Processing order: 1. Tries CTD files with CTD_to_svp_v2 2. If that fails, tries CTD_to_svp_v1 3. If still no success, tries Seabird files
The first successful SVP is saved to the campaign directory and processing stops.
- Parameters:
override (bool, optional) – If True, forces reprocessing even if SVP file exists. Default is False.
- run_pipeline() None
Execute the complete SV3 data processing pipeline in sequence.
Pipeline steps (in order): 1. pre_process_novatel(): Process Novatel GNSS data 2. get_rinex_files(): Generate RINEX files 3. process_rinex(): Run PRIDE-PPP on RINEX 4. process_kin(): Convert KIN files to dataframes 5. process_dfop00(): Process acoustic data 6. update_shotdata(): Refine shotdata with high-precision positions 7. process_svp(): Generate sound velocity profile
Each step checks if processing is needed via config overrides or catalog status.
- set_network_station_campaign(network_id: str, station_id: str, campaign_id: str) None
Set the current network, station, and campaign context for pipeline processing.
This method establishes the processing context and performs several initialization tasks: 1. Resets previous context and clears TileDB arrays if context changes 2. Calls parent method to handle context switching 3. Validates data availability 4. Initializes TileDB arrays 5. Configures logging 6. Prepares RINEX metadata
- Parameters:
network_id (str) – Network identifier (e.g., “cascadia-gorda”).
station_id (str) – Station identifier (e.g., “NCC1”).

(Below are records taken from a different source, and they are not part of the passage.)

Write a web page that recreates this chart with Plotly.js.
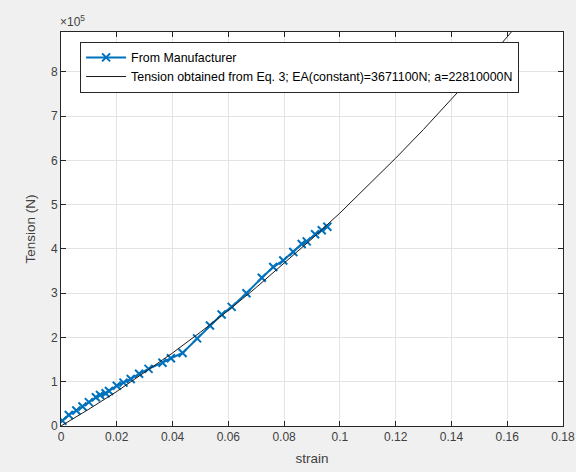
<!DOCTYPE html>
<html>
<head>
<meta charset="utf-8">
<script src="https://cdn.plot.ly/plotly-3.0.1.min.js"></script>
<style>
  html, body { margin: 0; padding: 0; background: #f0f0f0; }
  #chart { width: 576px; height: 472px; }
</style>
</head>
<body>
<div id="chart"></div>
<script>
// Manufacturer data (strain, tension in N)
const mfrStrain = [0.0005, 0.0028, 0.0055, 0.0077, 0.0100, 0.0125, 0.0140, 0.0160, 0.0172, 0.0200,
                   0.0224, 0.0250, 0.0280, 0.0314, 0.0364, 0.0394, 0.0436, 0.0488, 0.0534, 0.0576,
                   0.0612, 0.0665, 0.0720, 0.0761, 0.0797, 0.0833, 0.0863, 0.0881, 0.0911, 0.0935, 0.0955];
const mfrTension = [12000, 25000, 35000, 44000, 54000, 65000, 70000, 74000, 79000, 91000,
                    98000, 106000, 118000, 129000, 143000, 153000, 165000, 198000, 227000, 252000,
                    269000, 300000, 335000, 359000, 374000, 393000, 411000, 417000, 433000, 442000, 450000];

// Eq. 3 curve
const eqStrain = [0, 0.01, 0.02, 0.03, 0.04, 0.05, 0.06, 0.07, 0.08, 0.09, 0.10, 0.11, 0.12, 0.13, 0.14, 0.15, 0.16, 0.17];
const eqTension = [0, 38000, 78000, 121000, 165000, 212000, 261000, 313000, 367000, 423000, 481000,
                   542000, 605000, 670000, 738000, 807000, 879000, 954000];

const xTicks = [0, 0.02, 0.04, 0.06, 0.08, 0.1, 0.12, 0.14, 0.16, 0.18];
const xTickText = ['0', '0.02', '0.04', '0.06', '0.08', '0.1', '0.12', '0.14', '0.16', '0.18'];
const yTicks = [0, 100000, 200000, 300000, 400000, 500000, 600000, 700000, 800000];
const yTickText = ['0', '1', '2', '3', '4', '5', '6', '7', '8'];

const names = ['From Manufacturer', 'Tension obtained from Eq. 3; EA(constant)=3671100N; a=22810000N'];

const axisColor = '#262626';
const tickColor = '#404040';
const fontFam = '"Liberation Sans", Arial, Helvetica, sans-serif';

const traces = [
  {
    x: mfrStrain, y: mfrTension, name: names[0],
    type: 'scatter', mode: 'lines+markers',
    line: { color: '#0072BD', width: 2 },
    marker: { symbol: 'x-thin', size: 8, color: '#0072BD', line: { color: '#0072BD', width: 2 } }
  },
  {
    x: eqStrain, y: eqTension, name: names[1],
    type: 'scatter', mode: 'lines',
    line: { color: '#1a1a1a', width: 1 }
  }
];

const layout = {
  width: 576, height: 472,
  paper_bgcolor: '#f0f0f0',
  plot_bgcolor: '#ffffff',
  margin: { l: 61, r: 13, t: 32, b: 46, pad: 0 },
  font: { family: fontFam, size: 12, color: tickColor },
  showlegend: true,
  legend: {
    x: 0.038, y: 0.975, xanchor: 'left', yanchor: 'top',
    bgcolor: '#ffffff', bordercolor: axisColor, borderwidth: 1,
    font: { family: fontFam, size: 12.4, color: '#000000' },
    tracegroupgap: 0, itemwidth: 40
  },
  xaxis: {
    range: [0, 0.18],
    tickvals: xTicks, ticktext: xTickText,
    ticks: 'inside', ticklen: 5, tickcolor: axisColor, tickwidth: 1,
    showline: true, linecolor: axisColor, linewidth: 1, mirror: 'allticks',
    showgrid: true, gridcolor: '#e3e3e3', gridwidth: 1,
    zeroline: false, automargin: false,
    tickfont: { family: fontFam, size: 12, color: tickColor },
    title: { text: 'strain', font: { family: fontFam, size: 13.5, color: tickColor }, standoff: 10 }
  },
  yaxis: {
    range: [0, 890000],
    tickvals: yTicks, ticktext: yTickText,
    ticks: 'inside', ticklen: 5, tickcolor: axisColor, tickwidth: 1,
    showline: true, linecolor: axisColor, linewidth: 1, mirror: 'allticks',
    showgrid: true, gridcolor: '#e3e3e3', gridwidth: 1,
    zeroline: false, automargin: false,
    tickfont: { family: fontFam, size: 12, color: tickColor },
    title: { text: 'Tension (N)', font: { family: fontFam, size: 13.5, color: tickColor }, standoff: 12 }
  },
  annotations: [
    {
      xref: 'paper', yref: 'paper', x: 0, y: 1, xanchor: 'left', yanchor: 'bottom',
      xshift: -3, yshift: 1,
      text: '×10<sup>5</sup>', showarrow: false,
      font: { family: fontFam, size: 12, color: tickColor }
    }
  ]
};

Plotly.newPlot('chart', traces, layout, { displayModeBar: false, staticPlot: true });
</script>
</body>
</html>
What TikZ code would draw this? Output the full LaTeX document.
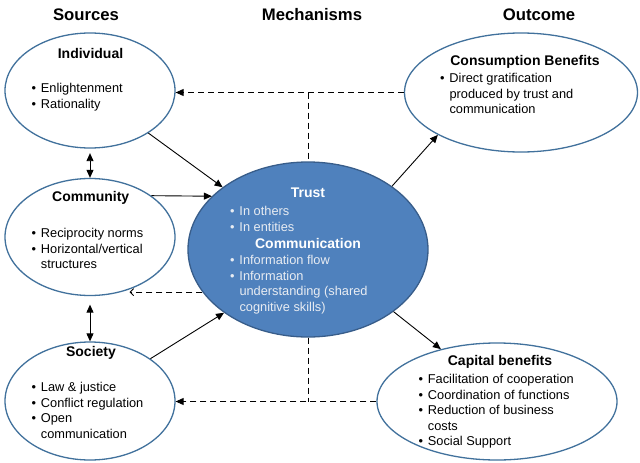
\documentclass[tikz,border=0pt]{standalone}
\usepackage{fontspec}
\setmainfont{Liberation Sans}
\usetikzlibrary{positioning, shapes.geometric, arrows.meta}
\definecolor{ringblue}{RGB}{65,113,156}
\definecolor{coreblue}{RGB}{79,129,189}
\definecolor{coreedge}{RGB}{56,93,138}
\definecolor{corefont}{RGB}{232,236,242}
\newcommand{\itm}{\makebox[9.3pt][l]{\textbullet}}
\newcommand{\cnt}{\hspace*{9.3pt}}
\tikzset{
    source/.style={ellipse, draw=ringblue, line width=1.3pt, fill=white, inner sep=0pt},
    mech/.style={ellipse, draw=coreedge, line width=1.3pt, fill=coreblue, inner sep=0pt},
    heading/.style={font=\fontsize{16.7}{19}\selectfont\bfseries},
    nodetitle/.style={font=\fontsize{14}{16}\selectfont\bfseries},
    items/.style={anchor=north west, inner sep=0pt, align=left, font=\fontsize{12.8}{15.6}\selectfont},
    arrow/.style={-{Triangle[length=8pt,width=7pt]}, line width=0.9pt},
    twoway/.style={{Triangle[length=8pt,width=7pt]}-{Triangle[length=8pt,width=7pt]}, line width=0.9pt},
    feedback/.style={line width=0.9pt, dash pattern=on 6pt off 4pt}
}

\begin{document}
\begin{tikzpicture}[x=1pt, y=-1pt]
\useasboundingbox (0,0) rectangle (640,463);

% Column headings
\node (srchead) [heading] at (86,15) {Sources};
\node (mechhead) [heading] at (312,15) {Mechanisms};
\node (outhead) [heading] at (539,15) {Outcome};

% Sources
\node (indiv) [source, minimum width=170pt, minimum height=115pt] at (90,90.5) {};
\node (comm) [source, minimum width=170pt, minimum height=117pt] at (90,237) {};
\node (soc) [source, minimum width=170pt, minimum height=118pt] at (90,401) {};

% Mechanisms
\node (trust) [mech, minimum width=240pt, minimum height=175pt] at (308,249.5) {};

% Outcomes
\node (cons) [source, minimum width=233pt, minimum height=119pt] at (521,92.5) {};
\node (capital) [source, minimum width=240pt, minimum height=117pt] at (497,401.5) {};

% Texts of the sources
\node (indivT) [nodetitle] at (90.5,53) {Individual};
\node (indivL) [items] at (31.4,83) {\itm Enlightenment\\ \itm Rationality};
\node (commT) [nodetitle] at (90.7,198) {Community};
\node (commL) [items] at (31.4,228) {\itm Reciprocity norms\\ \itm Horizontal/vertical\\ \cnt structures};
\node (socT) [nodetitle] at (91,353) {Society};
\node (socL) [items] at (31.4,382) {\itm Law \& justice\\ \itm Conflict regulation\\ \itm Open\\ \cnt communication};

% Texts of the mechanisms
\node (trustT) [nodetitle, text=white] at (308,193) {Trust};
\node (trustL) [items, text=corefont] at (230,206) {\itm In others\\ \itm In entities};
\node (commuT) [nodetitle, text=white] at (308,243) {Communication};
\node (commuL) [items, text=corefont] at (230,255) {\itm Information flow\\ \itm Information\\ \cnt understanding (shared\\ \cnt cognitive skills)};

% Texts of the outcomes
\node (consT) [nodetitle] at (525,62) {Consumption Benefits};
\node (consL) [items] at (440,73) {\itm Direct gratification\\ \cnt produced by trust and\\ \cnt communication};
\node (capT) [nodetitle] at (500,362) {Capital benefits};
\node (capL) [items] at (418.4,374) {\itm Facilitation of cooperation\\ \itm Coordination of functions\\ \itm Reduction of business\\ \cnt costs\\ \itm Social Support};

% Arrows into the mechanisms
\draw[arrow] (indiv) -- (trust);
\draw[arrow] (comm.34) -- (trust.151);
\draw[arrow] (soc.35) -- (trust.217);

% Arrows to the outcomes
\draw[arrow] (trust.37) -- (cons.207);
\draw[arrow] (trust.324) -- (capital.137);

% Links between the sources
\draw[twoway, shorten <=4.5pt] (indiv.south) -- (comm.north);
\draw[twoway, shorten <=8.5pt] (comm.south) -- (soc.north);

% Feedback lines
\draw[feedback, -{Triangle[length=8pt,width=7pt]}] (cons.west) -- (cons.west -| indiv.east);
\draw[feedback] (trust.north |- cons.west) -- (trust.north);
\draw[feedback, -{Straight Barb[length=3.5pt,width=7pt]}] (trust.202) -- (trust.202 -| comm.-53);
\draw[feedback, -{Triangle[length=8pt,width=7pt]}] (capital.west) -- (capital.west -| soc.east);
\draw[feedback] (trust.south) -- (trust.south |- capital.west);

\end{tikzpicture}
\end{document}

campaign_id (str) – Campaign identifier (e.g., “2023_A_1126”).
- update_shotdata()
Refine shotdata with interpolated high-precision kinematic positions.
- es_sfgtools.workflows.pipelines.sv3_pipeline.rinex_to_kin_wrapper(rinex_prideconfig_path: tuple[AssetEntry, Path], writedir: Path, pridedir: Path, site: str, pride_config: PrideCLIConfig) tuple[AssetEntry | None, AssetEntry | None]
Wrapper function to convert a RINEX file to KIN format using PRIDE configuration.
This function takes a tuple containing an AssetEntry for the RINEX file and the path to the PRIDE configuration file, along with directories for writing output and PRIDE processing, the site name, and a PRIDE CLI configuration object. It updates the PRIDE configuration with the provided config file path, then calls rinex_to_kin to perform the conversion. If successful, it returns AssetEntry objects for the generated KIN file and its residuals file; otherwise, returns (None, None).
- Parameters:
rinex_prideconfig_path (tuple[AssetEntry, Path]) – Tuple containing the RINEX AssetEntry and PRIDE config file path.
writedir (Path) – Directory where output files should be written.
pridedir (Path) – Directory for PRIDE processing.
site (str) – Name of the site/station.
pride_config (PrideCLIConfig) – PRIDE CLI configuration object.
- Returns:
AssetEntry for the generated KIN file and AssetEntry for the residuals file, or (None, None) if conversion fails.
- Return type:
tuple[Optional[AssetEntry], Optional[AssetEntry]]
- Raises:
Exception – If an error occurs during AssetEntry creation for KIN or RES file.